Küfür cephesinin netleştiği, İslam’ın terör, Müslümanın terörist ilan edildiği günler içerisinde yaşamaktayız. Bir takım Müslümanlar zülüm altında ezilirken, bir takım Müslümanların ise “Bana dokunmayan yılan bin yaşasın“ rahatlığında sorumsuzlaştığı; İslam kimliğinin gün be gün unutulduğu endişe verici günler içerisinde bulunmaktayız. Anasına, bacısına dil uzatıldığı zaman kükreyen, cebine el uzatıldığı zaman feryadı basan, en ufak bir dünya menfaatine zarar gelecek olsa, sokaklara dökülüp devlete başkaldıracak kadar gözü kararan Müslümanların; Allah’a, Kitap’a, dine, imana dair her türlü hakareti sineye çekecek kadar şuurunu yitirdiği karanlık günler içerisindeyiz.

Yapılan bütün zulümlere, dökülen bunca kana, çiğnenen binlerce iffet ve namusa rağmen hala küfrü tanıyamayan, hakkı göremeyen “sözüm ona Müslümanların”  küfür seli karşısında an be an yok olup gittikleri, Müslümanların çer çöp misali kıymetsiz kalabalıklara dönüştüğü günleri idrak etmekteyiz. 

Yaptığı zulümleri çevirdiği dizi ve filmlerle, döktüğü kanı yayımladığı gazete ve dergilerle, küfrün adet ve geleneklerini ürettiği topçularla, popçularla hoş ve güzel göstermeye çalışan küffarın bu aleni tuzağını göremeyecek kadar körleşmiş, düşmanı bulunduğu kâfiri, bilerek ya da bilmeyerek sevecek kadar kendisini kaybetmiş, evini, ailesini, çoluk çocuğunu, sokağını caddesini küfrün adet ve geleneklerine teslim edecek kadar kendinden geçmiş Müslümanların, küfür girdabında kendilerini kaybettikleri bir zamanı yaşamaktayız.
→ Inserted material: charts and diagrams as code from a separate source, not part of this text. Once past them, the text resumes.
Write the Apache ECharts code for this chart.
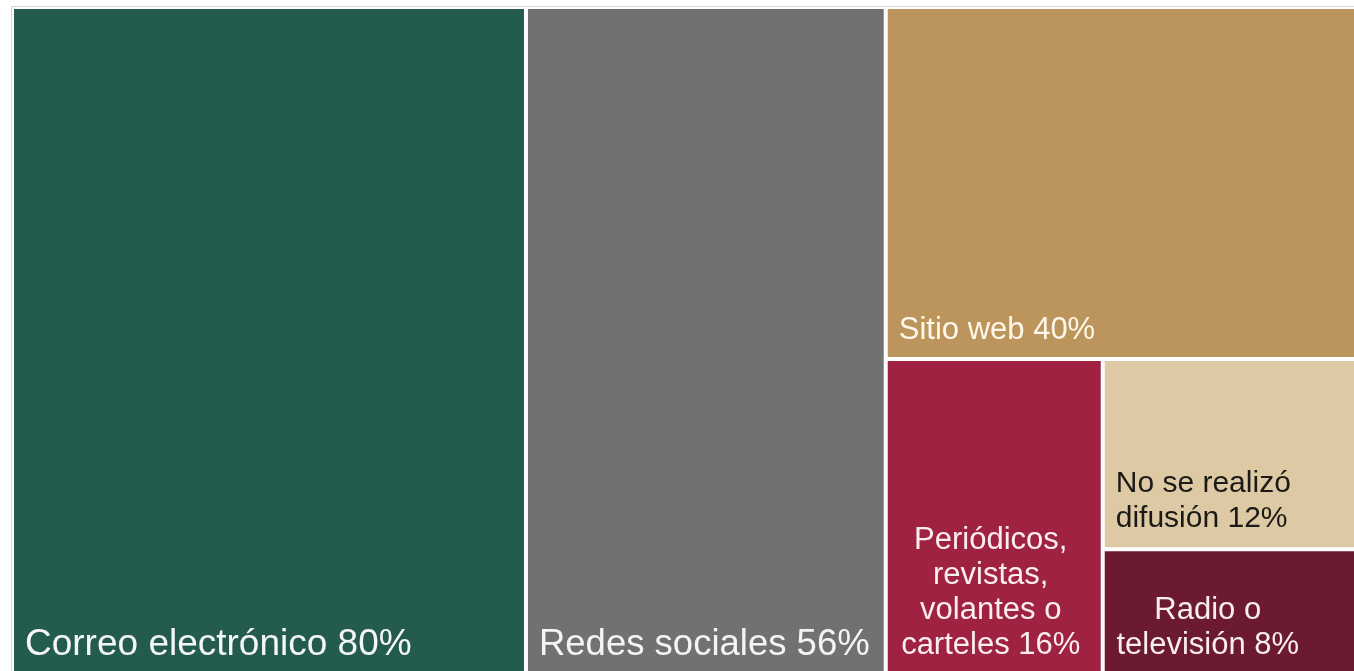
<!DOCTYPE html>
<html>
<head>
<meta charset="utf-8">
<title>Medios de difusión</title>
<script src="https://cdn.jsdelivr.net/npm/echarts@6/dist/echarts.min.js"></script>
<style>
  html, body { margin: 0; padding: 0; background: #ffffff; }
  #chart { width: 1354px; height: 671px; }
</style>
</head>
<body>
<div id="chart"></div>
<script>
// Channels used to publicise the activity (share of respondents, %)
const categories = [
  'Correo electrónico',
  'Redes sociales',
  'Sitio web',
  'Periódicos,\nrevistas,\nvolantes o\ncarteles',
  'No se realizó\ndifusión',
  'Radio o\ntelevisión'
];
const values = [80, 56, 40, 16, 12, 8];

// Institutional palette, one colour per channel
const palette = ['#235B4E', '#6F7271', '#BC955C', '#9F2241', '#DDC9A3', '#6B1A31'];

// Per-cell label styling (font size, colour, line alignment)
const labelStyles = [
  { fontSize: 37, color: '#f4f7f5' },
  { fontSize: 36.5, color: '#f4f4f4' },
  { fontSize: 31, color: '#fff8ea' },
  { fontSize: 31, color: '#fbeef0', lineHeight: 35, align: 'center', offset: [92, 0] },
  { fontSize: 30, color: '#1c1a16', lineHeight: 35 },
  { fontSize: 31, color: '#f8eef0', lineHeight: 35, align: 'center', offset: [92, 0] }
];

const data = categories.map((name, i) => ({
  name: name,
  value: values[i],
  itemStyle: { color: palette[i] },
  label: labelStyles[i]
}));

const chart = echarts.init(document.getElementById('chart'), null, { renderer: 'canvas' });

chart.setOption({
  backgroundColor: '#ffffff',
  animation: false,
  tooltip: { show: false },
  series: [{
    type: 'treemap',
    left: 11,
    top: 6,
    width: 1364,
    height: 671,
    squareRatio: 1,
    sort: 'desc',
    roam: false,
    nodeClick: false,
    breadcrumb: { show: false },
    label: {
      show: true,
      position: 'insideBottomLeft',
      distance: 11,
      padding: 0,
      overflow: 'none',
      fontFamily: '"Liberation Sans", Arial, sans-serif',
      formatter: p => p.name + ' ' + p.value + '%'
    },
    levels: [
      { itemStyle: { borderColor: '#d4d4d4', borderWidth: 1, gapWidth: 0 } },
      { itemStyle: { borderColor: '#ffffff', borderWidth: 2, gapWidth: 0 } }
    ],
    data: data
  }]
});
</script>
</body>
</html>
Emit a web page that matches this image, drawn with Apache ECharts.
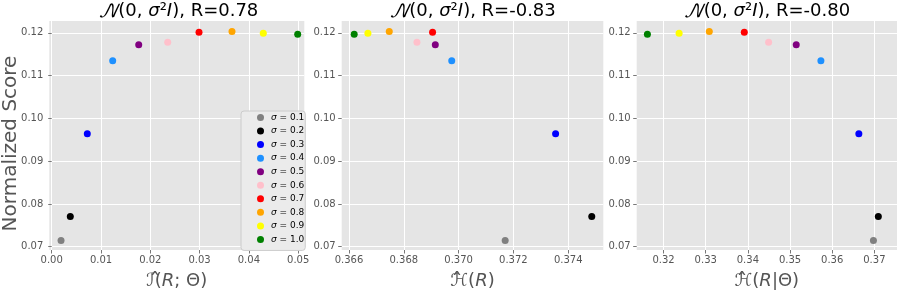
<!DOCTYPE html>
<html>
<head>
<meta charset="utf-8">
<script src="https://cdn.jsdelivr.net/npm/echarts@6/dist/echarts.min.js"></script>
<style>html,body{margin:0;padding:0;background:#fff}#c{width:900px;height:295px}</style>
</head>
<body>
<div id="c"></div>
<script>
const sigmas = ['0.1','0.2','0.3','0.4','0.5','0.6','0.7','0.8','0.9','1.0'];
const scores = [0.07148, 0.07705, 0.09643, 0.11351, 0.11722, 0.11784, 0.12016, 0.12030, 0.11993, 0.11970];
const mutualInfo = [0.00189, 0.00377, 0.00722, 0.01237, 0.01765, 0.02353, 0.02988, 0.03657, 0.04292, 0.04990];
const entropyR = [0.37170, 0.37486, 0.37354, 0.36975, 0.36915, 0.36848, 0.36905, 0.36747, 0.36669, 0.36619];
const condEntropy = [0.36978, 0.37094, 0.36632, 0.35732, 0.35147, 0.34492, 0.33915, 0.33085, 0.32369, 0.31617];
const titlesR = ['0.78', '-0.83', '-0.80'];
const yTicks = [0.07, 0.08, 0.09, 0.10, 0.11, 0.12];
const x1Ticks = [0.00, 0.01, 0.02, 0.03, 0.04, 0.05];
const x2Ticks = [0.366, 0.368, 0.370, 0.372, 0.374];
const x3Ticks = [0.32, 0.33, 0.34, 0.35, 0.36, 0.37];

const colors = ['#808080','#000000','#0000FF','#1E90FF','#800080','#FFC0CB','#FF0000','#FFA500','#FFFF00','#008000'];
const FONT = 'DejaVu Sans';
const grids = [
  {left: 49.3, top: 21, width: 255, height: 231},
  {left: 341.7, top: 21, width: 261.6, height: 231},
  {left: 636.7, top: 21, width: 260.3, height: 231}
];
const xRanges = [[-0.00049, 0.05124], [0.365734, 0.375281], [0.31363, 0.37537]];
const xTickSets = [x1Ticks, x2Ticks, x3Ticks];
const xDec = [2, 3, 2];
const xNames = ['{c|ℐ}({i|R}; Θ)', '{c|ℋ}({i|R})', '{c|ℋ}({i|R}|Θ)'];
const hatX = [155, 457, 742];
const xSeries = [mutualInfo, entropyR, condEntropy];

const nameRich = {
  c: {fontFamily: FONT, fontSize: 18, color: '#555555'},
  i: {fontFamily: FONT, fontSize: 18, fontStyle: 'italic', color: '#555555'}
};

const option = {
  backgroundColor: '#ffffff',
  animation: false,
  textStyle: {fontFamily: FONT},
  grid: grids.map(g => Object.assign({show: true, backgroundColor: '#E5E5E5', borderWidth: 0, containLabel: false}, g)),
  xAxis: grids.map((g, k) => ({
    type: 'value', gridIndex: k, min: xRanges[k][0], max: xRanges[k][1],
    axisLine: {show: false},
    axisTick: {show: true, length: 3.5, lineStyle: {color: '#555555', width: 0.8}, customValues: xTickSets[k]},
    axisLabel: {color: '#555555', fontSize: 10, fontFamily: FONT, margin: 5, customValues: xTickSets[k],
      formatter: v => v.toFixed(xDec[k])},
    splitLine: {show: true, lineStyle: {color: '#FFFFFF', width: 1}},
    name: xNames[k], nameLocation: 'middle', nameGap: 22,
    nameTextStyle: {fontFamily: FONT, fontSize: 18, color: '#555555', rich: nameRich}
  })),
  yAxis: grids.map((g, k) => ({
    type: 'value', gridIndex: k, min: 0.06924, max: 0.12278,
    axisLine: {show: false},
    axisTick: {show: true, length: 3.5, lineStyle: {color: '#555555', width: 0.8}, customValues: yTicks},
    axisLabel: {color: '#555555', fontSize: 10, fontFamily: FONT, margin: 6, customValues: yTicks,
      formatter: v => v.toFixed(2)},
    splitLine: {show: true, lineStyle: {color: '#FFFFFF', width: 1}}
  })),
  legend: {
    orient: 'vertical', left: 241, top: 111,
    data: sigmas, icon: 'circle',
    itemWidth: 11, itemHeight: 7, itemGap: 3.55,
    padding: [1.5, 1, 6, 16],
    backgroundColor: '#EBEBEB', borderColor: '#CCCCCC', borderWidth: 1, borderRadius: 3,
    formatter: n => '{s|σ} = ' + n,
    textStyle: {fontFamily: FONT, fontSize: 9, lineHeight: 10, color: '#000000',
      rich: {s: {fontFamily: FONT, fontSize: 9, fontStyle: 'italic', color: '#000000'}}}
  },
  graphic: [
    ...grids.map((g, k) => ({
      type: 'text', x: g.left + g.width / 2 + (k === 0 ? 1.5 : 0), y: 11.5, silent: true,
      style: {
        text: '{c|𝒩}(0, {i|σ}²{i|I}), R=' + titlesR[k],
        align: 'center', verticalAlign: 'middle',
        fontFamily: FONT, fontSize: 18, fill: '#000000',
        rich: {
          c: {fontFamily: 'DejaVu Math TeX Gyre, DejaVu Serif, DejaVu Sans', fontSize: 18, fontStyle: 'italic', color: '#000000'},
          i: {fontFamily: FONT, fontSize: 18, fontStyle: 'italic', color: '#000000'}
        }
      }
    })),
    ...hatX.map(hx => ({
      type: 'text', x: hx, y: 282, silent: true,
      style: {text: 'ˆ', align: 'center', verticalAlign: 'middle', fontFamily: FONT, fontSize: 22, fill: '#555555'}
    })),
    {
      type: 'text', x: 11, y: 143.5, rotation: Math.PI / 2, silent: true,
      style: {text: 'Normalized Score', align: 'center', verticalAlign: 'middle',
        fontFamily: FONT, fontSize: 20, fill: '#555555'}
    }
  ],
  series: []
};

for (let k = 0; k < 3; k++) {
  for (let i = 0; i < sigmas.length; i++) {
    option.series.push({
      type: 'scatter', name: sigmas[i], xAxisIndex: k, yAxisIndex: k,
      symbol: 'circle', symbolSize: 7,
      itemStyle: {color: colors[i], opacity: 1},
      data: [[xSeries[k][i], scores[i]]]
    });
  }
}

const chart = echarts.init(document.getElementById('c'), null, {renderer: 'canvas'});
chart.setOption(option);
</script>
</body>
</html>
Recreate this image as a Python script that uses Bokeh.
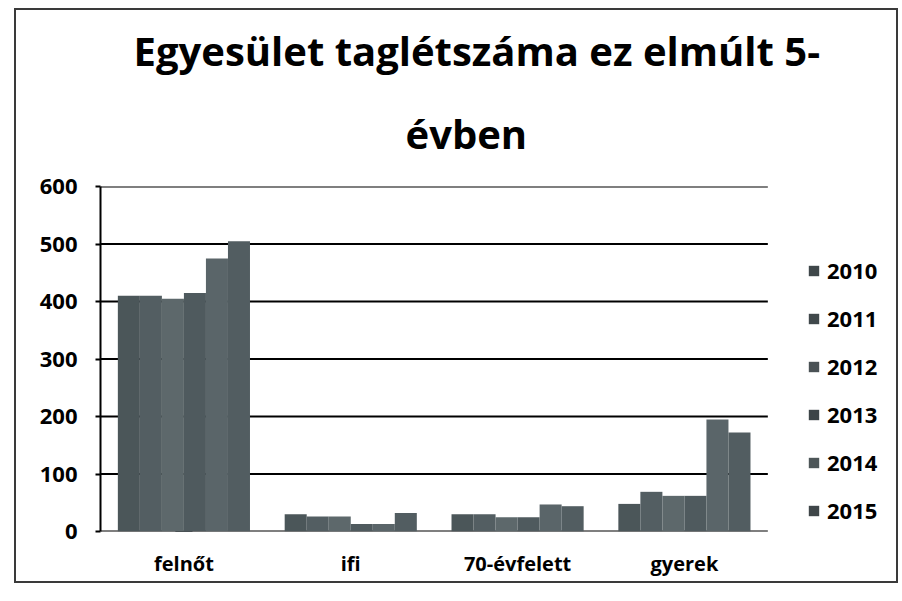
from bokeh.plotting import figure
from bokeh.models import (ColumnDataSource, Legend, LegendItem, FixedTicker, Title,
                          Range1d)
from bokeh.transform import dodge
from bokeh.embed import file_html
from bokeh.resources import INLINE

categories = ["felnőt", "ifi", "70-évfelett", "gyerek"]
years = ["2010", "2011", "2012", "2013", "2014", "2015"]
v2010 = [410, 30, 30, 48]
v2011 = [410, 26, 30, 69]
v2012 = [405, 26, 25, 62]
v2013 = [415, 13, 25, 62]
v2014 = [475, 13, 47, 195]
v2015 = [505, 32, 44, 172]
y_ticks = [0, 100, 200, 300, 400, 500, 600]
title_lines = ["Egyesület taglétszáma ez elmúlt 5-", "évben"]

series = [v2010, v2011, v2012, v2013, v2014, v2015]
colors = ["#4b5659", "#535e62", "#5d686b", "#4f5a5e", "#5a6569", "#525d61"]
legend_colors = ["#3f474a", "#40484b", "#4a5255", "#3d4548", "#4d5658", "#3f4649"]

centers = [i + 0.5 for i in range(len(categories))]
data = {"xc": centers}
for y, s in zip(years, series):
    data["y" + y] = s
source = ColumnDataSource(data)

FONT = "Open Sans"
W, H = 884, 575
ML, MB, MT, MR = 84, 54, 176, 0
frame_w = W - 4 - ML - MR
unit_px = 166.0
x_end = frame_w / unit_px

p = figure(x_range=Range1d(0, x_end), y_range=Range1d(0, 600), width=W, height=H,
           output_backend="svg", toolbar_location=None,
           min_border_left=ML, min_border_right=MR, min_border_bottom=MB,
           min_border_top=MT)
p.styles = {"border": "2px solid #3a3a3a", "margin-left": "14px", "margin-top": "8px"}

# line 2 (nearest to the plot) first, then line 1 above it
t2 = Title(text=title_lines[1], align="left", offset=305, text_font=FONT,
           text_font_size="40px", text_font_style="bold", text_color="#000000",
           standoff=52)
try:
    t2.text_line_height = 0.75
except Exception:
    pass
t1 = Title(text=title_lines[0], align="left", offset=33, text_font=FONT,
           text_font_size="40px", text_font_style="bold", text_color="#000000",
           standoff=0)
p.add_layout(t2, "above")
p.add_layout(t1, "above")

# gridlines over the category span
n = len(categories)
p.segment(x0=[0] * len(y_ticks), x1=[n] * len(y_ticks), y0=y_ticks, y1=y_ticks,
          line_color="#000000", line_width=2)

bw = 0.132
offsets = [-2.5 * bw, -1.5 * bw, -0.5 * bw, 0.5 * bw, 1.5 * bw, 2.5 * bw]
for y, off, c in zip(years, offsets, colors):
    p.vbar(x=dodge("xc", off), top="y" + y, width=bw,
           source=source, fill_color=c, line_color=None)

items = []
for y, c in zip(years, legend_colors):
    r = p.vbar(x=[0.5], top=[-1000], bottom=[-1001], width=0.1,
               fill_color=c, line_color=None)
    items.append(LegendItem(label=y, renderers=[r]))
legend = Legend(items=items, location=(707, 6), glyph_width=13, glyph_height=13,
                label_height=22, spacing=18, padding=0, margin=0,
                label_standoff=7, border_line_color=None,
                label_text_font=FONT, label_text_font_size="22px",
                label_text_font_style="bold", label_text_color="#000000",
                background_fill_alpha=0)
p.add_layout(legend, "center")

p.yaxis.ticker = FixedTicker(ticks=y_ticks)
p.yaxis.axis_line_color = "#000000"
p.yaxis.axis_line_width = 2
p.yaxis.major_tick_in = 0
p.yaxis.major_tick_out = 5
p.yaxis.major_tick_line_color = "#000000"
p.yaxis.major_tick_line_width = 2
p.yaxis.minor_tick_line_color = None
p.yaxis.major_label_text_font = FONT
p.yaxis.major_label_text_font_size = "22px"
p.yaxis.major_label_text_font_style = "bold"
p.yaxis.major_label_text_color = "#000000"
p.yaxis.major_label_standoff = 18

p.xaxis.ticker = FixedTicker(ticks=centers)
p.xaxis.major_label_overrides = {c: lab for c, lab in zip(centers, categories)}
p.xaxis.axis_line_color = None
p.xaxis.major_tick_line_color = None
p.xaxis.minor_tick_line_color = None
p.xaxis.major_label_text_font = FONT
p.xaxis.major_label_text_font_size = "20px"
p.xaxis.major_label_text_font_style = "bold"
p.xaxis.major_label_text_color = "#000000"
p.xaxis.major_label_standoff = 12

p.xgrid.grid_line_color = None
p.ygrid.grid_line_color = None
p.outline_line_color = None

open("out.html", "w").write(file_html(p, INLINE))
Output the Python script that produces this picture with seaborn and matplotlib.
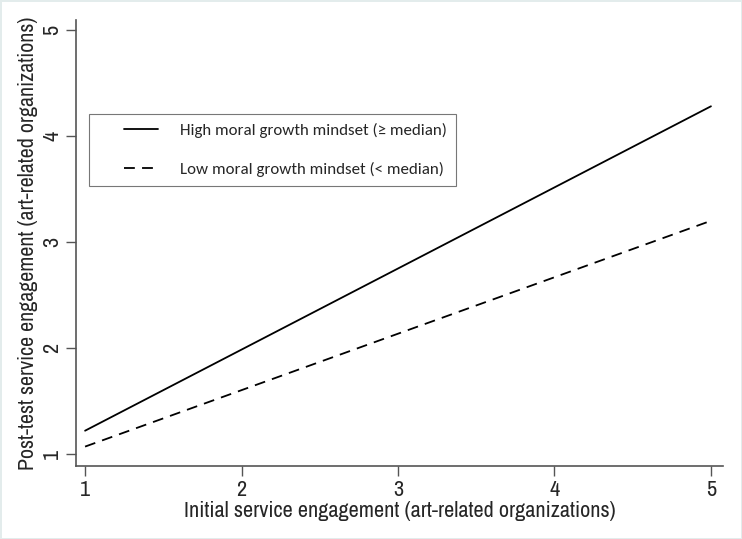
import matplotlib
matplotlib.use("Agg")
import matplotlib.pyplot as plt
from matplotlib.lines import Line2D
from matplotlib.legend_handler import HandlerLine2D
import numpy as np
import seaborn as sns
import pandas as pd

x_vals = [1, 5]
high_vals = [1.22, 4.28]
low_vals = [1.07, 3.20]
group_labels = ["High moral growth mindset (\u2265 median)", "Low moral growth mindset (< median)"]
x_ticks = [1, 2, 3, 4, 5]
y_ticks = [1, 2, 3, 4, 5]

df = pd.DataFrame({
    "x": x_vals * 2,
    "y": high_vals + low_vals,
    "group": [group_labels[0]] * 2 + [group_labels[1]] * 2,
})

sns.set_style("ticks")
plt.rcParams['font.family'] = ['Archivo Narrow', 'DejaVu Sans']

fig = plt.figure(figsize=(7.42, 5.39), dpi=100)
ax = fig.add_axes([76/742, 1 - 466/539, (723-76)/742, (466-20)/539])

sns.lineplot(data=df, x="x", y="y", hue="group", style="group",
             palette=["black", "black"], dashes=[(None, None), (6, 4)],
             linewidth=1.3, ax=ax, legend=False)

ax.set_xlim(0.942, 5.077)
ax.set_ylim(0.887, 5.094)
ax.set_xticks(x_ticks)
ax.set_yticks(y_ticks)
ax.set_xticklabels([str(t) for t in x_ticks], fontsize=16)
ax.set_yticklabels([str(t) for t in y_ticks], fontsize=16, rotation=90, va="center")
ax.tick_params(axis="both", length=7, width=1, color="#555555", direction="out", pad=3)
ax.set_xlabel("Initial service engagement (art-related organizations)", fontsize=16, labelpad=1)
ax.set_ylabel("Post-test service engagement (art-related organizations)", fontsize=15.8, labelpad=3)
for s in ["top", "right"]:
    ax.spines[s].set_visible(False)
for s in ["left", "bottom"]:
    ax.spines[s].set_color("#555555")
    ax.spines[s].set_linewidth(1.2)


class RightHandler(HandlerLine2D):
    frac = 0.57

    def create_artists(self, legend, orig_handle, xdescent, ydescent,
                       width, height, fontsize, trans):
        arts = super().create_artists(legend, orig_handle, xdescent, ydescent,
                                      width, height, fontsize, trans)
        for a in arts:
            xd = np.asarray(a.get_xdata(), dtype=float)
            if len(xd) >= 2:
                a.set_xdata(np.linspace(xd[-1] - (xd[-1] - xd[0]) * self.frac, xd[-1], len(xd)))
        return arts


handles = [Line2D([], [], color="black", lw=1.3),
           Line2D([], [], color="black", lw=1.3, dashes=(6, 4))]
leg = ax.legend(handles, group_labels, loc="upper left",
                bbox_to_anchor=((89-76)/647, (466-114)/446),
                frameon=True, fancybox=False, framealpha=1,
                prop={"family": ["Carlito", "DejaVu Sans"], "size": 12.2},
                handlelength=3.6, labelspacing=1.45, borderpad=0.5,
                handletextpad=1.3, borderaxespad=0,
                handler_map={Line2D: RightHandler()})
leg.get_frame().set_edgecolor("#777777")
leg.get_frame().set_linewidth(0.8)

fig.patch.set_edgecolor("#e3ecec")
fig.patch.set_linewidth(2)
fig.savefig("out.png", dpi=100)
Hâlbuki Müslüman; her an küfre, kâfire, küfrün adet ve geleneklerine karşı kalbini korumakla mükelleftir. Müslüman, bulunduğu her ortamda, İslam’ın mümessili olduğu şuuruyla hal, hareket ve davranışlarına dikkat etmek zorundadır. Mümini üzecek, kâfiri hoşnut ve razı edecek her türlü hatadan şiddetle sakınmak mecburiyetindedir. Asrın Ebu cehilleri, kâfir ve müşrikleri karşısında, şeytanı ürperten bir imanla, Hz. Ömer (r.a.) gibi dimdik durmasını bilmeli, İslami kimliğinden, şahsiyet ve izzetinden asla taviz vermemelidir.

Müslüman, Abdullah ibni Ömer (r.a)’ın buyurduğu gibi: “ömrüm boyunca oruç tutsam, hiç uyumadan sabahlara kadar namaz kılsam, malımı parça parça Allah yolunda infak etsem ve bu hal üzere ölsem; fakat kalbimde Allah’ın düşmanlarına karşı, onların adet ve geleneklerine karşı bir muhabbet kırıntısı bulunduruyor isem Vallahi bu ibadetlerimden zerre kadar fayda görecek değilim.”  Şuurunu yitirmeden yaşamakla memurdur.

Müslüman, İbni Ömer (r.a) efendimizin kalb-i pakîlerini incitircesine, islam şahsiyet ve onurunu ayaklar altında çiğnercesine, evini küfrün karargâhı haline getirmemeli, küfrün filmini, dizisini seyretmemeli, meclisini onların magazini ile meşgul etmemelidir.

Unutmayalım ki; televizyon kanallarında kimliğini kaybeden, islam kan ağlarken kahkahayla gülebilen, feryad eden yetimleri işitmeden yatabilen, lekelenen iffetleri düşünmeden kalkabilen, Rasululah (s.a.v) mahzun iken mutlu mesut hayat süren bir Müslüman; alemi islama bu zulümleri reva gören küffardan daha ehven değildir.

 Zira Rasulullah (s.a.v) buyurdular ki: “Kim yatarken İslam’ın derdiyle yatmaz, kalkarken İslam’ın derdiyle kalkmazsa o kişi Müslümanlardan değildir.”